Despite members’ various side-hustles and extracurricular activities, Converge as we know them have been the same core unit for some 20 years now: a locked-in puzzle box wherein cruel, intricate pieces mesh to form something artful and elegant, yet undeniably deadly. Even for a band so creatively restless and laser-focused on pushing their music forward, Bloodmoon: I feels like a significant shift in terms of both sound and spirit: a de facto blowing open of the bunker doors that invites trusted friends into the band’s creative inner circle.
While other musicians have long dotted the band’s releases – most notably 2009’s Axe To Fall, which added a smorgasbord of high-profile players to the album’s list of credits – there’s always been the sense that such collaborators were very much guests chez Converge. The Roadburn-birthed Bloodmoon: I, by contrast, sees Chelsea Wolfe, Ben Chisholm and Cave In’s Stephen Brodsky roll up their sleeves and get involved at a foundational level, kneading the musculature and funnelling creative juices in directions that it would be hard to imagine Jacob Bannon, Kurt Ballou and co taking on their own.
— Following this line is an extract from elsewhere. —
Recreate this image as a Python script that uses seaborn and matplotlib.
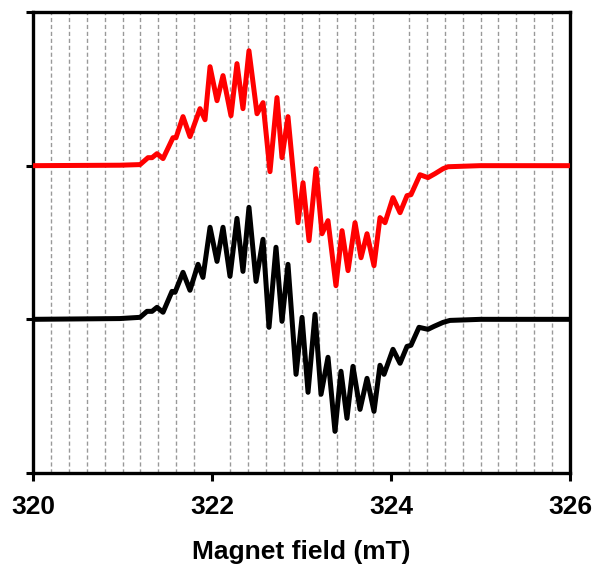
import matplotlib
matplotlib.use("Agg")
import matplotlib.pyplot as plt
from matplotlib.ticker import MultipleLocator
import seaborn as sns
import pandas as pd

# Magnetic field (mT) and signal (arbitrary units, baseline = 0)
red_field = [320.00, 320.97, 321.196, 321.285, 321.330, 321.385, 321.453, 321.564, 321.598,
             321.676, 321.754, 321.866, 321.922, 321.978, 322.056, 322.123, 322.212, 322.279,
             322.346, 322.413, 322.503, 322.570, 322.648, 322.726, 322.782, 322.849, 322.961,
             323.017, 323.084, 323.162, 323.229, 323.296, 323.385, 323.453, 323.520, 323.598,
             323.665, 323.732, 323.810, 323.877, 323.933, 324.022, 324.101, 324.179, 324.223,
             324.324, 324.413, 324.492, 324.581, 324.637, 324.994, 326.00]
red_signal = [0.000, 0.003, 0.007, 0.052, 0.052, 0.078, 0.046, 0.182, 0.182,
              0.319, 0.189, 0.371, 0.299, 0.644, 0.423, 0.586, 0.325, 0.664,
              0.371, 0.748, 0.338, 0.410, -0.039, 0.443, 0.052, 0.319, -0.371,
              -0.111, -0.488, -0.020, -0.443, -0.358, -0.781, -0.423, -0.683, -0.371,
              -0.599, -0.443, -0.651, -0.338, -0.371, -0.208, -0.306, -0.195, -0.189,
              -0.059, -0.078, -0.052, -0.020, -0.007, 0.000, 0.000]

black_field = [320.00, 320.97, 321.196, 321.274, 321.330, 321.385, 321.453, 321.553, 321.587,
               321.676, 321.754, 321.844, 321.899, 321.978, 322.056, 322.123, 322.201, 322.279,
               322.346, 322.413, 322.492, 322.570, 322.637, 322.715, 322.782, 322.849, 322.939,
               323.006, 323.073, 323.151, 323.218, 323.296, 323.374, 323.441, 323.508, 323.575,
               323.654, 323.732, 323.810, 323.877, 323.922, 324.022, 324.101, 324.179, 324.223,
               324.313, 324.413, 324.480, 324.581, 324.659, 325.00, 326.00]
black_signal = [0.000, 0.005, 0.013, 0.052, 0.052, 0.078, 0.046, 0.182, 0.176,
                0.306, 0.189, 0.358, 0.273, 0.599, 0.377, 0.599, 0.280, 0.657,
                0.312, 0.729, 0.247, 0.521, -0.052, 0.469, -0.013, 0.358, -0.358,
                0.013, -0.475, 0.033, -0.488, -0.247, -0.729, -0.338, -0.644, -0.306,
                -0.586, -0.384, -0.599, -0.299, -0.358, -0.195, -0.286, -0.176, -0.169,
                -0.052, -0.065, -0.046, -0.020, -0.007, 0.000, 0.000]

x_ticks = [320, 322, 324, 326]
y_ticks = [0, 1, 2, 3]

sns.set_style("white")
plt.rcParams["font.family"] = ["Liberation Sans", "DejaVu Sans"]

fig = plt.figure(figsize=(5.95, 5.67), dpi=100)
ax = fig.add_axes([33 / 595, 1 - 473 / 567, (570 - 33) / 595, (473 - 12) / 567])

red_df = pd.DataFrame({"field": red_field, "signal": [v + 2 for v in red_signal]})
black_df = pd.DataFrame({"field": black_field, "signal": [v + 1 for v in black_signal]})

sns.lineplot(data=red_df, x="field", y="signal", ax=ax, color="#ff0000", linewidth=3.6,
             sort=False, solid_joinstyle="round", solid_capstyle="round", zorder=3)
sns.lineplot(data=black_df, x="field", y="signal", ax=ax, color="#000000", linewidth=3.6,
             sort=False, solid_joinstyle="round", solid_capstyle="round", zorder=3)

ax.set_xlim(320, 326)
ax.set_ylim(0, 3)
ax.set_xticks(x_ticks)
ax.set_xticklabels([str(t) for t in x_ticks], fontsize=19, fontweight="bold", color="black")
ax.set_yticks(y_ticks)
ax.set_yticklabels([str(t) for t in y_ticks], color="white", fontsize=14)
ax.xaxis.set_minor_locator(MultipleLocator(0.2))
ax.grid(False)
ax.grid(True, which="minor", axis="x", linestyle=(0, (3, 2)), color="#999999", linewidth=1.0, zorder=0)
ax.tick_params(axis="x", which="major", direction="out", length=6, width=2.2, pad=10,
               bottom=True, colors="black")
ax.tick_params(axis="x", which="minor", length=0)
ax.tick_params(axis="y", which="major", direction="out", length=5, width=2.2, left=True,
               color="black")
for s in ax.spines.values():
    s.set_linewidth(2.4)
    s.set_color("black")

ax.set_xlabel("Magnet field (mT)", fontsize=19, fontweight="bold", labelpad=15, color="black")
ax.set_ylabel("")

fig.savefig("out.png", dpi=100, facecolor="white")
The most immediately noticeable departure for long-time listeners will be the addition of Chelsea Wolfe’s sinuous voice. She oozes amid the shredded rasps and phantom croons like honey flecked with broken glass as she accentuates the opening track’s queasy, writhing lurch and the feverish trails of its lingering melodies. If a more familiar collaborator, the influence of longtime pal and former bassist Stephen Brodsky also takes the band into some unforeseen places. While the tangly Led-Zeppelin-gone-prog riffing of Tongues Playing Dead isn’t too strange a gambit, the spacey post-hardcore of Failure Forever definitely edges into less familiar territory, nodding as it does to the likes of, err, Failure.
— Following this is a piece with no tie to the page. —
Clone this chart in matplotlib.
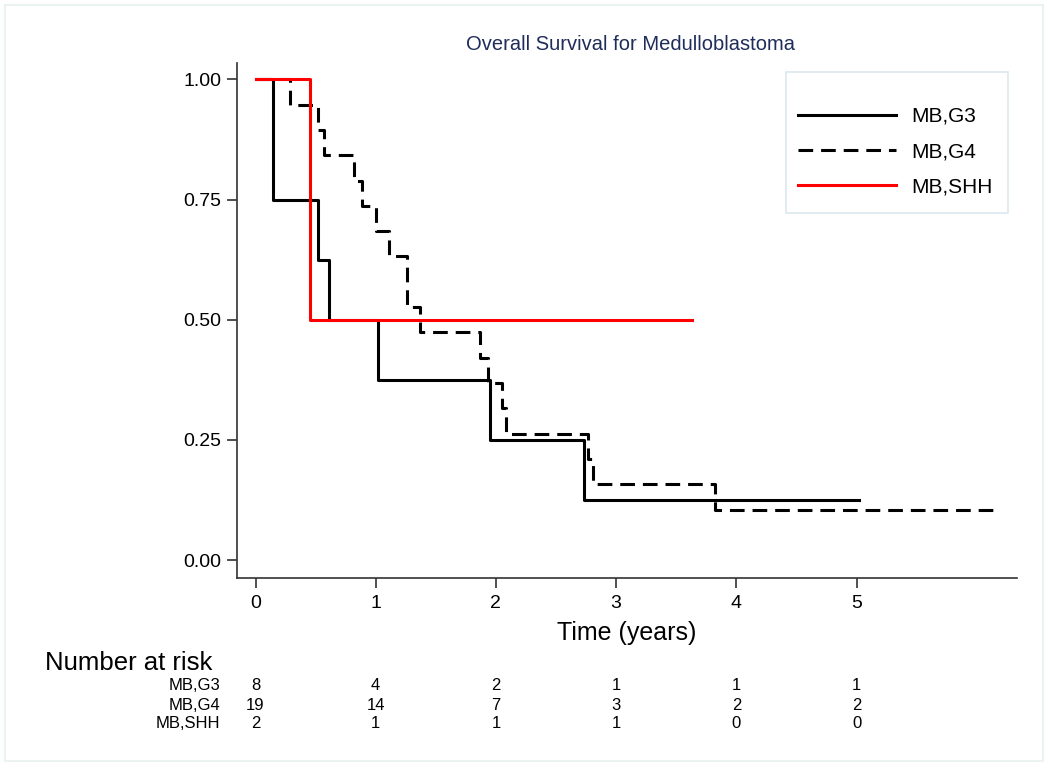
import matplotlib
matplotlib.use('Agg')
import matplotlib.pyplot as plt
from matplotlib.patches import Rectangle

plt.rcParams['font.family'] = ['Liberation Sans', 'DejaVu Sans']
narrow = ['Liberation Sans Narrow', 'DejaVu Sans Condensed', 'Liberation Sans']

# step times (years) and survival levels
g3_t = [0, 0.146, 0.146, 0.52, 0.61, 1.02, 1.95, 2.73, 5.02]
g3_s = [1.0, 0.875, 0.75, 0.625, 0.5, 0.375, 0.25, 0.125, 0.125]

g4_t = [0, 0.29, 0.52, 0.57, 0.82, 0.89, 1.00, 1.11, 1.26, 1.26, 1.37,
        1.87, 1.93, 2.05, 2.08, 2.77, 2.81, 3.82, 6.16]
g4_s = [1.0, 0.947, 0.895, 0.842, 0.789, 0.737, 0.684, 0.632, 0.579, 0.526,
        0.474, 0.421, 0.368, 0.316, 0.263, 0.211, 0.158, 0.105, 0.105]

shh_t = [0, 0.45, 3.63]
shh_s = [1.0, 0.5, 0.5]

groups = ['MB,G3', 'MB,G4', 'MB,SHH']
risk_times = [0, 1, 2, 3, 4, 5]
risk_g3 = [8, 4, 2, 1, 1, 1]
risk_g4 = [19, 14, 7, 3, 2, 2]
risk_shh = [2, 1, 1, 1, 0, 0]

W, H = 1050, 766
fig = plt.figure(figsize=(W / 100, H / 100), dpi=100)
ax = fig.add_axes([237 / W, 1 - 578 / H, (1017 - 237) / W, (578 - 63) / H])

lw = 2.2
ax.step(g3_t, g3_s, where='post', color='black', lw=lw, label=groups[0])
ax.step(g4_t, g4_s, where='post', color='black', lw=lw,
        linestyle=(0, (4.8, 2.6)), label=groups[1])
ax.step(shh_t, shh_s, where='post', color='#ff0000', lw=lw, label=groups[2])

ax.set_xlim(-0.154, 6.335)
ax.set_ylim(-0.0374, 1.034)
ax.set_xticks(risk_times)
ax.set_yticks([0, 0.25, 0.5, 0.75, 1.0])
ax.set_yticklabels(['0.00', '0.25', '0.50', '0.75', '1.00'])
ax.tick_params(axis='both', labelsize=14, length=7, width=1.2,
               color='#333333', pad=4)
ax.tick_params(axis='x', pad=5)
for s in ['top', 'right']:
    ax.spines[s].set_visible(False)
for s in ['left', 'bottom']:
    ax.spines[s].set_color('#333333')
    ax.spines[s].set_linewidth(1.2)
ax.set_xlabel('Time (years)', fontsize=18, labelpad=7)

fig.text(631 / W, 1 - 45 / H, 'Overall Survival for Medulloblastoma',
         ha='center', va='center', fontsize=14.5, color='#1e2d5a')

# legend box drawn separately, entries without frame
fig.patches.append(Rectangle((786 / W, 1 - 213 / H), 222 / W, 141 / H,
                             transform=fig.transFigure, fill=False,
                             edgecolor='#dde7ee', lw=1.2))
leg = ax.legend(loc='upper left', bbox_to_anchor=(798 / W, 1 - 107 / H),
                bbox_transform=fig.transFigure, fontsize=15, frameon=False,
                handlelength=4.7, handletextpad=0.75, labelspacing=0.78,
                borderpad=0, borderaxespad=0)

# number at risk table
fig.text(45 / W, 1 - 663 / H, 'Number at risk', ha='left', va='center',
         fontsize=18.5, family=narrow)
rows = [risk_g3, risk_g4, risk_shh]
row_y = [686, 705, 724]
for name, vals, y in zip(groups, rows, row_y):
    fig.text(220 / W, 1 - y / H, name, ha='right', va='center',
             fontsize=12, family=narrow)
    for t, v in zip(risk_times, vals):
        xf = ax.transData.transform((t, 0))[0] / W
        fig.text(xf, 1 - y / H, str(v), ha='center', va='center',
                 fontsize=12, family=narrow)

fig.patches.append(Rectangle((5 / W, 5 / H), 1038 / W, 756 / H,
                             transform=fig.transFigure, fill=False,
                             edgecolor='#eaf2f2', lw=1.5))

fig.savefig('out.png', dpi=100)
This isn’t to say that this is an album that solely comprises stylistic sidesteps and wild artistic leaps. Viscera Of Men opens with the kind of rabid, ravening blast with which we’re intimately familiar – even if it does sprawl out into a doom-laden horrorscape that’s part-way between holiness and blasphemy – while elsewhere, the ominous descents and impossible, needle-like spires mark out terrain that the band have traversed over the course of their lengthy career. It’s testament to all the players, that even the most un-Converge-like elements form logical parts of a grander picture. Nothing sounds a whit out of place – not even the Wolfe-led Scorpion’s Sting, which comes off like a Lynchian murder ballad, or the quiet, yearning ache that introduces the sublime Crimson Stone.
By turns devastating, majestic and redemptive, Bloodmoon: I doesn’t feel like a happy accident, or even the product of sheer hard work by a handful of supremely talented musicians. It feels like an album that needed to be made: a chest-tighteningly exciting and thoroughly atypical piece of work from a band who have not just redefined themselves, but also the entire heavy metal landscape. Again.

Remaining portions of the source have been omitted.